[Code that draws figures]
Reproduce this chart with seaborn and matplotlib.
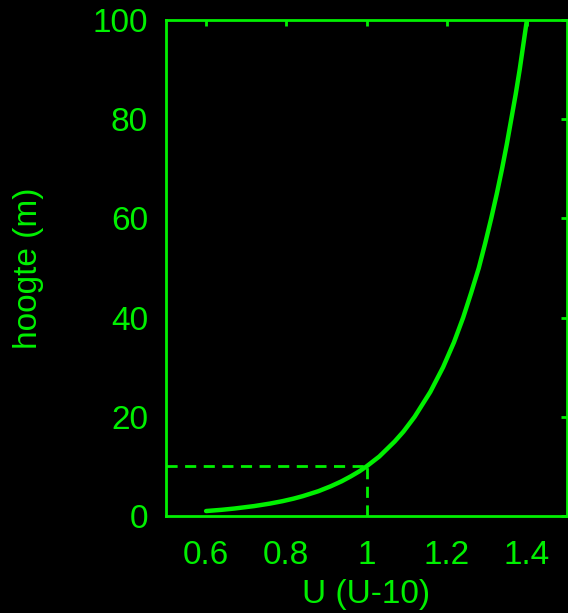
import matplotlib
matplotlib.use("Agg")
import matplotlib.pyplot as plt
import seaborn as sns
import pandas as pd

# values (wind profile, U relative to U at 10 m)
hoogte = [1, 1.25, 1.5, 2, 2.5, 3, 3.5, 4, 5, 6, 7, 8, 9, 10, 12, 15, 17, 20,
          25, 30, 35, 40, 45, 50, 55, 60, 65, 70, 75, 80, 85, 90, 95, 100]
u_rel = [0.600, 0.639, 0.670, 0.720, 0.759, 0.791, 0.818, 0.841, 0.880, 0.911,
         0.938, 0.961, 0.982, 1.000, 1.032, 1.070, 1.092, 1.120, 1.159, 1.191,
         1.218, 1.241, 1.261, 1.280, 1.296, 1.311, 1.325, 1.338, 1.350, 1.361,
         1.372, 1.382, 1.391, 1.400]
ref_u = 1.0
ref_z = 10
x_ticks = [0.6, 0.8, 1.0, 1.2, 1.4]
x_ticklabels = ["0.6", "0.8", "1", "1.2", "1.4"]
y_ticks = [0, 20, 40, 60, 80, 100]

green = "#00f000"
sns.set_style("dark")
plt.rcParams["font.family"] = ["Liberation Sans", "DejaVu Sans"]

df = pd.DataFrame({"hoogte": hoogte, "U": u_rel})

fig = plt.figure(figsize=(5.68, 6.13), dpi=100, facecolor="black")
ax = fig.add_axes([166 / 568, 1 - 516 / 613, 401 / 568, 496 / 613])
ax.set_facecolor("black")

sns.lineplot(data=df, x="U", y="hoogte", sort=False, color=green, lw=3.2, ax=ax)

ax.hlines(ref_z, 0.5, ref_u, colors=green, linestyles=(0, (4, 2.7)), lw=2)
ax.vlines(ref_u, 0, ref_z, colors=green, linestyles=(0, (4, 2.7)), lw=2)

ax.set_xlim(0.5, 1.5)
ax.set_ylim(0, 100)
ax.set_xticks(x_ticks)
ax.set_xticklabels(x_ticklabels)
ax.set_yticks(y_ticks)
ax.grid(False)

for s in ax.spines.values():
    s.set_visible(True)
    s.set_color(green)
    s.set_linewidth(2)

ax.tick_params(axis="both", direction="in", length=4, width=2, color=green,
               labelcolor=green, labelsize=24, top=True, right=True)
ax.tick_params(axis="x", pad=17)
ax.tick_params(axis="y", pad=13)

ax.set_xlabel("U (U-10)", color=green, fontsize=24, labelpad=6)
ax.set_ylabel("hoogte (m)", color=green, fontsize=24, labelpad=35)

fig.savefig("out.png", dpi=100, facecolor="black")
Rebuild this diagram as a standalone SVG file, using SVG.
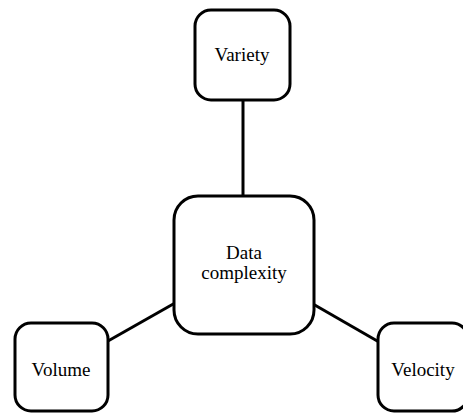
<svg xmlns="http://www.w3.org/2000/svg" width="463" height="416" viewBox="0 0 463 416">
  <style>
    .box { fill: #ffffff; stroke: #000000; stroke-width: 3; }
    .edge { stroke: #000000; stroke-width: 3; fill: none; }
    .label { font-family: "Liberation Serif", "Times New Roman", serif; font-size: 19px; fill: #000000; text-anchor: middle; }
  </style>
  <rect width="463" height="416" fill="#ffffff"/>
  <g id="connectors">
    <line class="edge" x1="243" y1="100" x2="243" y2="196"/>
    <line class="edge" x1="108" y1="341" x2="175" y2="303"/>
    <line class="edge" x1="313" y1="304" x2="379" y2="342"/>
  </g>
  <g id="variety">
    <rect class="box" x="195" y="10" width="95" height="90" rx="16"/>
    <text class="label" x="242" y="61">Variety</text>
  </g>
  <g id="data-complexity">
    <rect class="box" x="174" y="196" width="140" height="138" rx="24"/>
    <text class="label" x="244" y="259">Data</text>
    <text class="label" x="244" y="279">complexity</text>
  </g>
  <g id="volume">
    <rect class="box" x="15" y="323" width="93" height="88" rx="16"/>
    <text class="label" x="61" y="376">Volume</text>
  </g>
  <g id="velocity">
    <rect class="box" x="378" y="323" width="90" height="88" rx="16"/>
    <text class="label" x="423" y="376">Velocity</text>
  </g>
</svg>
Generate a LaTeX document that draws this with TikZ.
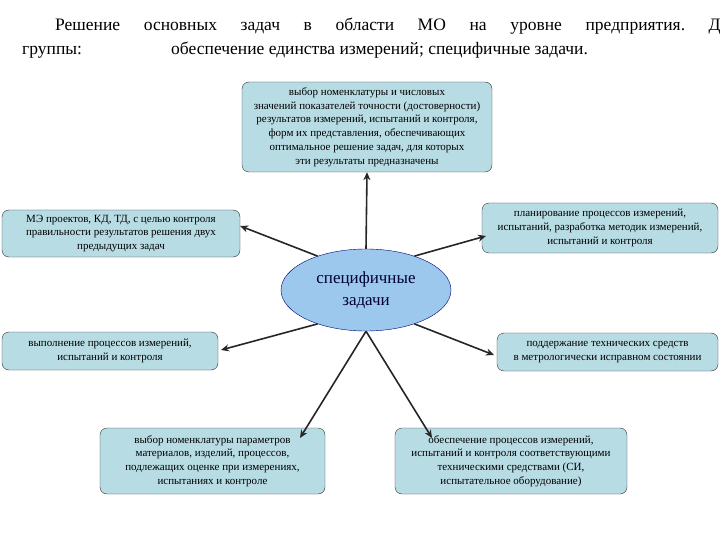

-- Do this --
Provide solely the number of lines in the data that include the word "seaborn".

-- Response below --
2